FEAST OF ST. PAUL THE APOSTLE 2017
This weekend we Paulist Fathers celebrate our community feast day, the Conversion of St. Paul the Apostle.  Our founder, Servant of God, Fr. Isaac Thomas Hecker named our community after St. Paul, to do in North America what Paul did in the Middle East;  to preach the Good News of Jesus Christ in new forms to all who will listen.  Paul did not want simply for people to “believe” in Jesus Christ, he invited them and us into a new way of life.  Paul invites us into a new LIFE-STYLE where it is no longer we who live but Christ who lives in us - giving shape and direction to our lives.
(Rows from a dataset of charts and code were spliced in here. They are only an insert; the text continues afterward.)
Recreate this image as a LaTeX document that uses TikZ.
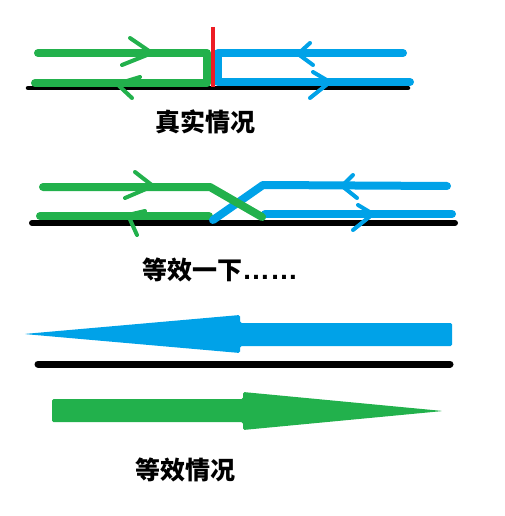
\documentclass[tikz,border=0pt]{standalone}
\usepackage{fontspec}
\newfontfamily\cjk{Noto Sans CJK SC}
\newfontfamily\lib{Liberation Sans}
\definecolor{pgreen}{RGB}{34,177,76}
\definecolor{pblue}{RGB}{0,162,232}
\definecolor{pred}{RGB}{237,28,36}
\begin{document}
\begin{tikzpicture}[x=1pt,y=-1pt,
  gline/.style={draw=pgreen,line width=8pt,line cap=round,line join=round},
  bline/.style={draw=pblue,line width=8pt,line cap=round,line join=round},
  ground/.style={draw=black,line cap=round},
  gchev/.style={draw=pgreen,line width=4pt,line cap=round,line join=round},
  bchev/.style={draw=pblue,line width=4pt,line cap=round,line join=round},
  lbl/.style={anchor=west,inner sep=0pt,font=\cjk\bfseries\fontsize{25pt}{25pt}\selectfont}]
\useasboundingbox (0,0) rectangle (504,516);
% ---- section 1 ----
\coordinate (g1a) at (38,53);
\coordinate (g1b) at (207,53);
\coordinate (g1c) at (207,83);
\coordinate (g1d) at (35,83);
\coordinate (b1a) at (403,53);
\coordinate (b1b) at (218,53);
\coordinate (b1c) at (218,82);
\coordinate (b1d) at (410,82);
\coordinate (k1a) at (28,88);
\coordinate (k1b) at (408,88);
\coordinate (r1a) at (213,27);
\coordinate (r1b) at (213,87);
\draw[ground,line width=4.5pt] (k1a) -- (k1b);
\draw[gline] (g1a) -- (g1b) -- (g1c) -- (g1d);
\draw[bline] (b1a) -- (b1b) -- (b1c) -- (b1d);
\draw[draw=pred,line width=4pt] (r1a) -- (r1b);
\draw[gchev] (130,38) -- (152,53) -- (122,65);
\draw[gchev] (140,77) -- (117,84) -- (132,98);
\draw[bchev] (310,43) -- (298,54) -- (313,65);
\draw[bchev] (313,72) -- (330,82) -- (310,98);
\node[lbl] (t1) at (155,122) {真实情况};
% ---- section 2 ----
\coordinate (k2a) at (32,223);
\coordinate (k2b) at (455,223);
\coordinate (g2a) at (43,187);
\coordinate (g2b) at (210,187);
\coordinate (g2c) at (262,217);
\coordinate (g2d) at (40,216);
\coordinate (g2e) at (209,216);
\coordinate (b2a) at (213,220);
\coordinate (b2b) at (263,185);
\coordinate (b2c) at (447,186);
\coordinate (b2d) at (265,214);
\coordinate (b2e) at (452,214);
\draw[ground,line width=6pt] (k2a) -- (k2b);
\draw[gline] (g2d) -- (g2e);
\draw[bline] (b2d) -- (b2e);
\draw[bline] (b2a) -- (b2b) -- (b2c);
\draw[gline] (g2a) -- (g2b) -- (g2c);
\draw[gchev] (135,172) -- (153,186) -- (125,198);
\draw[gchev] (145,211) -- (128,215) -- (137,235);
\draw[bchev] (353,175) -- (342,186) -- (357,198);
\draw[bchev] (358,205) -- (373,214) -- (353,230);
\node[lbl] (t2) at (142,270) {等效一下{\lib\bfseries\fontsize{28pt}{28pt}\selectfont ……}};
% ---- section 3 ----
\coordinate (k3a) at (38,364);
\coordinate (k3b) at (450,364);
\fill[pblue,rounded corners=1.5pt] (452,323) -- (240,323) -- (240,315) -- (24,334) -- (240,353) -- (240,346) -- (452,346) -- cycle;
\draw[ground,line width=7pt] (k3a) -- (k3b);
\fill[pgreen,rounded corners=1.5pt] (52,399) -- (243,399) -- (243,392) -- (443,411) -- (243,430) -- (243,422) -- (52,422) -- cycle;
\node[lbl] (t3) at (135,470) {等效情况};
\end{tikzpicture}
\end{document}
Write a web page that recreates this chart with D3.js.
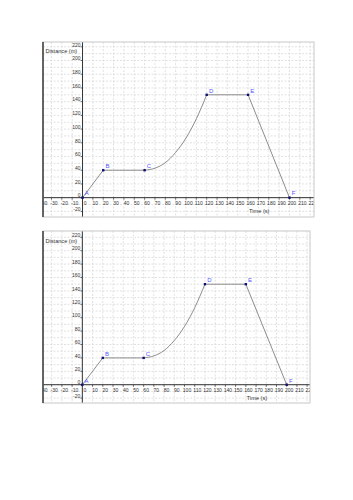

What happened to Paul on the road to Damascus some 2,000 years ago?  I am going to dare and say that Paul was not converted, from anything into anything.  Paul, rather, had a deep, personal, piercing INSIGHT, an aw-ha moment, an inner experience of Jesus Christ; and it changed everything about him - forever.  Paul was transformed.  He became, as he says in his letters, a new creation in Christ.  The Holy Spirit that transformed Paul’s life, transformed the early communities he founded all the way from Ephesus to Athens and Rome.  They were on fire, not just believing in the Christ but living members of His Body.
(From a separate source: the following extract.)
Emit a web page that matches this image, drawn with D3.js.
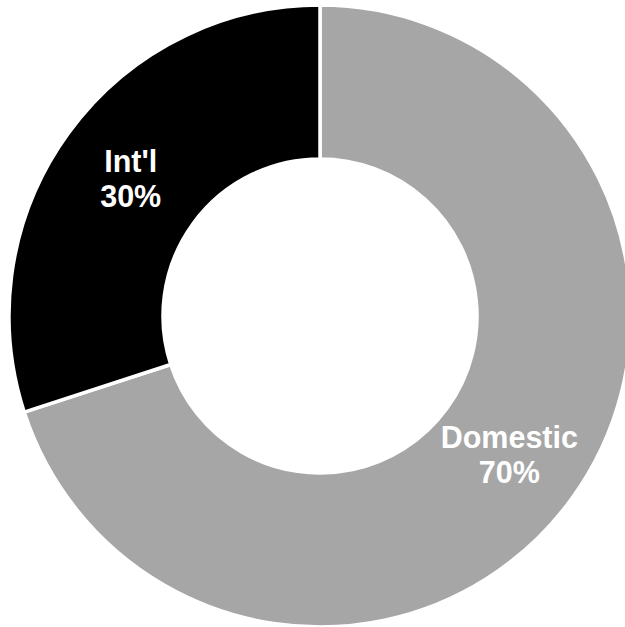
<!DOCTYPE html>
<html>
<head>
<meta charset="utf-8">
<script src="https://cdn.jsdelivr.net/npm/d3@7"></script>
<style>
  html, body { margin: 0; padding: 0; background: #fff; overflow: hidden; }
  .slice-label { font-family: "Liberation Sans", Arial, sans-serif; font-weight: bold; font-size: 30.5px; fill: #fff; }
</style>
</head>
<body>
<div id="chart"></div>
<script>
// data
const categories = ['Domestic', "Int'l"];
const shares = [70, 30];
const colors = ['#a6a6a6', '#000000'];

const width = 625;
const height = 627;
const center = { x: 320, y: 316 };
const outerRadius = 311;
const innerRadius = 157;

const svg = d3
  .select('#chart')
  .append('svg')
  .attr('width', width)
  .attr('height', height)
  .append('g')
  .attr('transform', `translate(${center.x},${center.y})`);

const slices = d3
  .pie()
  .sort(null)
  .value(d => d.value)(categories.map((name, i) => ({ name, value: shares[i], color: colors[i] })));

const arc = d3.arc().innerRadius(innerRadius).outerRadius(outerRadius);

svg
  .selectAll('path')
  .data(slices)
  .join('path')
  .attr('d', arc)
  .attr('fill', d => d.data.color)
  .attr('stroke', '#fff')
  .attr('stroke-width', 3.5);

// labels sit on the slice centroid, two lines
const labels = svg
  .selectAll('text')
  .data(slices)
  .join('text')
  .attr('class', 'slice-label')
  .attr('text-anchor', 'middle')
  .attr('transform', d => `translate(${arc.centroid(d)})`);

labels.append('tspan').attr('x', 0).attr('y', -6).text(d => d.data.name);
labels.append('tspan').attr('x', 0).attr('y', 29).text(d => `${d.data.value}%`);
</script>
</body>
</html>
Paul did not derive his authority to say and do what he said and did from his Jewish leaders, nor from the apostles in Jerusalem; he derived his authority from the very power of Christ dwelling within him.  That same spirit dwells in every person here this morning.  We need, desperately, to rediscover the mystical roots of our faith and our religion.  So often we just settle for believing, we just settle for going to mass and receiving Holy Communion when so much more is possible.  Paul discovered this “more” on the road to Damascus; he was transformed by his awareness of Christ living in him; and Paul trusted that inner awareness.
Others, through history, trusted that same inner awareness; St. Francis of Assisi was transformed by touching and embracing the sores of lepers.  Facing his worse fears Christ transformed him into the living Gospel for all to see.  So too, with St. Clair and Theresa of Avila and Mother Theresa and Dorothy Day.  So too with Servant of God Isaac Hecker our founder.  All of them could look into their worse fears, and the darkest corners of our world and see the grander of God.
Fr. Hecker, trusting his own inner awareness of the Holy Spirit, desired a religious community whose inspiration came from the Holy Spirit, a mystical inspiration if you will.  A mystic is simply a person who can see the divine imprint baked into every single thing in existence.  Isaac Hecker could even see that goodness in our  political system here in the United States; he dreamt of religion and politics, civil and religious life working together for the common good.
Fr. Hecker knew as Paul knew and Jesus taught there is no such thing as sacred and profane.  All of creation, and everything in it, is sacred but we do desecrate it in many ways.  Gerard Manly Hopkins proclaimed that “all of creation is charged with the grandeur of God.”  

It is our call as Christians, as followers of Jesus, disciples of St. Paul, our call as Paulist Fathers, and all of us as a Paulist parish wake up and take up the task of being  the life-giving light of Christ in the darkest corners of God’s Grandeur.  We are Christ’s light by gathering in prayer here this morning; by becoming what we receive here at the table of the Lord - the very living, breathing, Body of Christ for all to see.  It doesn’t end here but begins here as we take our life in Christ out into the Streets of San Francisco.